TNB: Chris Young seemed like one of the more promising young outfielders in the game in 2007, now he’s flirting with the Mendoza line…what happened?

AZSP: Alien abduction and replacement with a pod player? A talent-ectomy? We’re as baffled as anyone – 32 home-runs two seasons ago, now he’ll be lucky to reach double-figures. And while he was never exactly going to win any batting titles, seeing his average start with a “1” is bad beyond belief. It’s clear what the problem is – he’s getting under the ball, leading to a horrendous number of pop-ups and shallow outs. 30% of his fly-balls don’t get out of the infield: that’s more than twice the MLB average (13%) and a huge increase of his previous number, 17-18%. What can be done about it? That’s the $64,000 question, and better people than I have apparently failed to find the answer. The contract extension to which he was signed, buying out his arbitration years, now seems very questionable, even if the team has a credible back-up for this season and beyond, in Gerardo Parra, who’s batting .292 and is still only 22-years old. 

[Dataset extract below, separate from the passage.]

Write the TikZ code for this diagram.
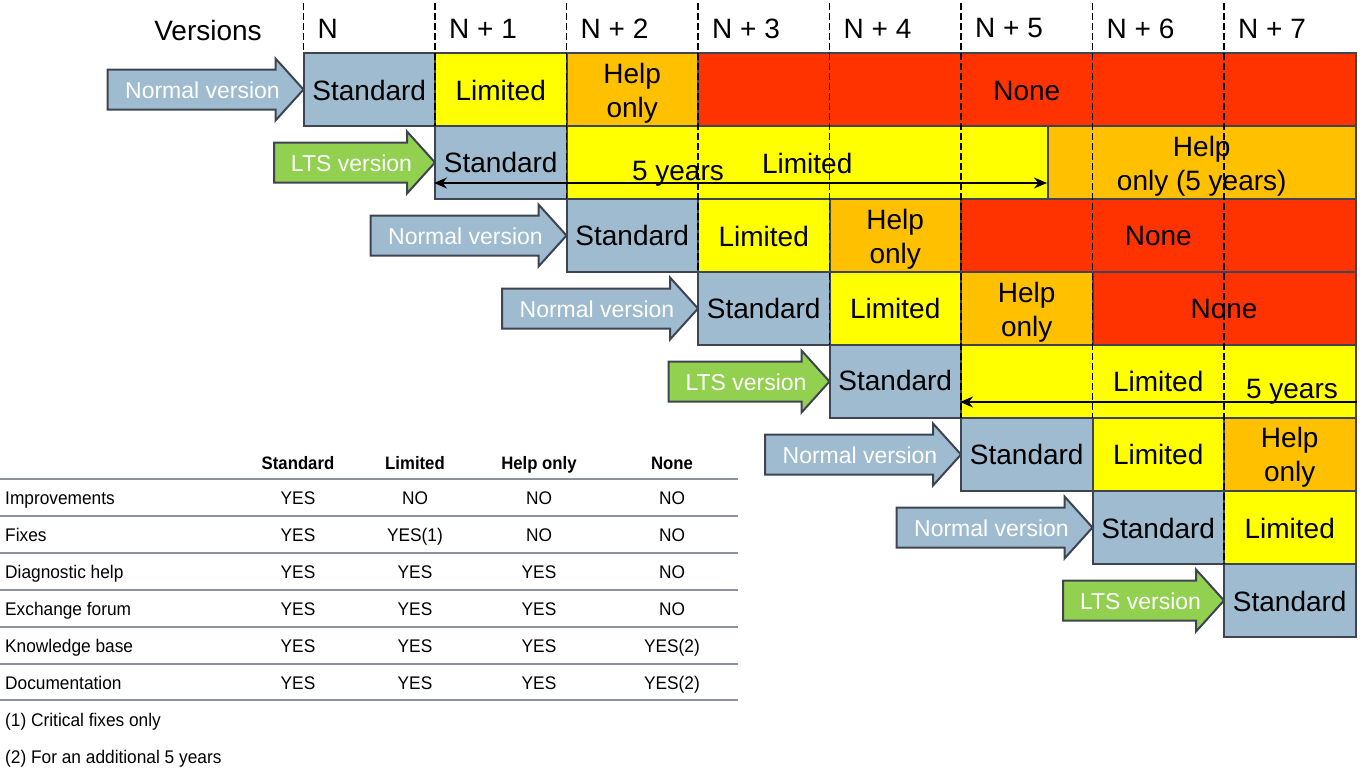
\documentclass[tikz,border=0pt]{standalone}
\usepackage{fontspec}
\setmainfont{Liberation Sans}
\newfontfamily\tabfont[FakeStretch=0.945]{Liberation Sans}
\newfontfamily\tabheadfont[FakeStretch=0.93]{Liberation Sans}
\usetikzlibrary{arrows.meta}
\definecolor{stdblue}{RGB}{158,187,208}
\definecolor{ltsgreen}{RGB}{146,208,80}
\definecolor{limyellow}{RGB}{255,255,0}
\definecolor{helporange}{RGB}{255,192,0}
\definecolor{nonered}{RGB}{255,51,0}
\definecolor{edgegray}{RGB}{62,68,82}
\definecolor{rulegray}{RGB}{140,146,156}
\tikzset{
  cellbox/.style={draw=edgegray, line width=2pt, minimum height=73pt, inner sep=0pt},
  celltext/.style={align=center, text=black, inner sep=0pt, font=\fontsize{28}{34}\selectfont},
  arrowbody/.style={draw=edgegray, line width=2pt},
  arrowtext/.style={text=white, font=\fontsize{23}{27}\selectfont, inner sep=0pt},
  bigtext/.style={text=black, font=\fontsize{28}{34}\selectfont, inner sep=0pt},
  vguide/.style={black, line width=1.4pt, dash pattern=on 6.5pt off 3.5pt},
  spanarrow/.style={black, line width=2pt},
  tabtext/.style={font=\tabfont\fontsize{18.3}{22}\selectfont, inner sep=0pt, anchor=base},
  tabhead/.style={font=\tabheadfont\bfseries\fontsize{18}{22}\selectfont, inner sep=0pt, anchor=base},
  tabrule/.style={draw=rulegray, line width=2pt}
}
% cell: name, from column, to column, row, colour, text, text shift
\newcommand\cell[7]{%
  \pgfmathsetmacro\cxa{303.5+131.5*#2}%
  \pgfmathsetmacro\cxb{303.5+131.5*#3}%
  \pgfmathsetmacro\cxm{(\cxa+\cxb)/2}%
  \pgfmathsetmacro\cy{53+73*#4+36.5}%
  \pgfmathsetmacro\cw{\cxb-\cxa}%
  \node[cellbox, fill=#5, minimum width=\cw pt] (#1) at (\cxm,\cy) {};
  \node[celltext] (#1t) at (\cxm,\cy+#7) {#6};}
% version arrow: name, column of tip, row, length, colour, text
\newcommand\verarrow[6]{%
  \pgfmathsetmacro\tx{303.5+131.5*#2}%
  \pgfmathsetmacro\ty{53+73*#3+36.5}%
  \pgfmathsetmacro\sx{\tx-#4}%
  \pgfmathsetmacro\hx{\tx-28}%
  \draw[arrowbody, fill=#5] (\sx,\ty-20) -- (\hx,\ty-20) -- (\hx,\ty-31) -- (\tx,\ty)
     -- (\hx,\ty+31) -- (\hx,\ty+20) -- (\sx,\ty+20) -- cycle;
  \node[arrowtext] (#1) at (\tx-#4/2-3,\ty+1) {#6};}
\begin{document}
\begin{tikzpicture}[x=1pt,y=-1pt]
\useasboundingbox (0,0) rectangle (1369,780);
\fill[white] (0,0) rectangle (1369,780);

% header
\node[bigtext] (versions) at (208,30) {Versions};
\foreach \k/\lab in {0/N,1/N + 1,2/N + 2,3/N + 3,4/N + 4,5/N + 5,6/N + 6,7/N + 7}{
  \node[bigtext, anchor=west] (lab\k) at (303.5+131.5*\k+14,28.5) {\lab};
}

% row 1
\verarrow{a1}{0}{0}{196}{stdblue}{Normal version}
\cell{r1s}{0}{1}{0}{stdblue}{Standard}{1}
\cell{r1l}{1}{2}{0}{limyellow}{Limited}{1}
\cell{r1h}{2}{3}{0}{helporange}{Help\\only}{4}
\cell{r1n}{3}{8}{0}{nonered}{None}{1}
% row 2
\verarrow{a2}{1}{1}{161}{ltsgreen}{LTS version}
\cell{r2s}{1}{2}{1}{stdblue}{Standard}{0}
\cell{r2l}{2}{5.6616}{1}{limyellow}{Limited}{0.5}
\cell{r2h}{5.6616}{8}{1}{helporange}{Help\\only (5 years)}{3.5}
% row 3
\verarrow{a3}{2}{2}{196}{stdblue}{Normal version}
\cell{r3s}{2}{3}{2}{stdblue}{Standard}{0}
\cell{r3l}{3}{4}{2}{limyellow}{Limited}{0.5}
\cell{r3h}{4}{5}{2}{helporange}{Help\\only}{3.5}
\cell{r3n}{5}{8}{2}{nonered}{None}{0}
% row 4
\verarrow{a4}{3}{3}{196}{stdblue}{Normal version}
\cell{r4s}{3}{4}{3}{stdblue}{Standard}{0}
\cell{r4l}{4}{5}{3}{limyellow}{Limited}{0}
\cell{r4h}{5}{6}{3}{helporange}{Help\\only}{3.5}
\cell{r4n}{6}{8}{3}{nonered}{None}{0}
% row 5
\verarrow{a5}{4}{4}{161}{ltsgreen}{LTS version}
\cell{r5s}{4}{5}{4}{stdblue}{Standard}{-1}
\cell{r5l}{5}{8}{4}{limyellow}{Limited}{-0.5}
% row 6
\verarrow{a6}{5}{5}{196}{stdblue}{Normal version}
\cell{r6s}{5}{6}{5}{stdblue}{Standard}{0}
\cell{r6l}{6}{7}{5}{limyellow}{Limited}{0}
\cell{r6h}{7}{8}{5}{helporange}{Help\\only}{3}
% row 7
\verarrow{a7}{6}{6}{196}{stdblue}{Normal version}
\cell{r7s}{6}{7}{6}{stdblue}{Standard}{1}
\cell{r7l}{7}{8}{6}{limyellow}{Limited}{1}
% row 8
\verarrow{a8}{7}{7}{161}{ltsgreen}{LTS version}
\cell{r8s}{7}{8}{7}{stdblue}{Standard}{1}

% vertical dashed guides
\foreach \k/\e in {0/53,1/126,2/199,3/272,4/345,5/418,6/418,7/564}{
  \coordinate (gt\k) at (303.5+131.5*\k,3);
  \coordinate (gb\k) at (303.5+131.5*\k,\e);
  \draw[vguide] (gt\k) -- (gb\k);
}

% 5 years spans
\coordinate (s1a) at (r2s.west |- 0,183);
\coordinate (s1b) at (r2h.west |- 0,183);
\draw[spanarrow, {Stealth[length=13pt,width=11pt]}-{Stealth[length=13pt,width=11pt]}] (s1a) -- (s1b);
\node[bigtext] (y1) at (678,173.5) {5 years};
\coordinate (s2a) at (r5l.east |- 0,402);
\coordinate (s2b) at (r5l.west |- 0,402);
\draw[spanarrow, -{Stealth[length=13pt,width=11pt]}] (s2a) -- (s2b);
\node[bigtext] (y2) at (1292,392) {5 years};

% table
\node[tabhead] (hs) at (298,469.5) {Standard};
\node[tabhead] (hl) at (415,469.5) {Limited};
\node[tabhead] (hh) at (539,469.5) {Help only};
\node[tabhead] (hn) at (672,469.5) {None};
\foreach \yy in {479,516,553,590,627,664,700}{
  \draw[tabrule] (0,\yy) -- (738,\yy);
}
\foreach \i/\lab/\a/\b/\c/\d in {
  0/Improvements/YES/NO/NO/NO,
  1/Fixes/YES/YES(1)/NO/NO,
  2/Diagnostic help/YES/YES/YES/NO,
  3/Exchange forum/YES/YES/YES/NO,
  4/Knowledge base/YES/YES/YES/YES(2),
  5/Documentation/YES/YES/YES/YES(2)}{
  \pgfmathsetmacro\ry{504.5+36.9*\i}
  \node[tabtext, anchor=base west] (tl\i) at (5,\ry) {\lab};
  \node[tabtext] (ta\i) at (298,\ry) {\a};
  \node[tabtext] (tb\i) at (415,\ry) {\b};
  \node[tabtext] (tc\i) at (539,\ry) {\c};
  \node[tabtext] (td\i) at (672,\ry) {\d};
}
\node[tabtext, anchor=base west] (f1) at (5,726) {(1) Critical fixes only};
\node[tabtext, anchor=base west] (f2) at (5,763) {(2) For an additional 5 years};
\end{tikzpicture}
\end{document}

TNB: What is your favorite all time Diamondback memory?

AZSP: You will likely not be surprised to hear that it’s the 2001 World Series, beating the Yankees in Game 7, with a memorable comeback in the bottom of the ninth inning. But just to expand on that a bit, I proposed to my now-wife immediately after we won. I decided in the early innings that I would do so, but only if we won, and when we took the lead, started working out what to say. However, then the Yankees went ahead, and with three outs to go, it looked like I’d be remaining a single man. Of course, we all know how it ended and as bedlam ensued, I dropped to my knees and made my proposal. Her response? “Yes, it’s great, isn’t it!” She hadn’t heard a single word in all the noise, so I had to go through it all over again. I’m sure it wasn’t anywhere near as eloquent and poetic the second-time around!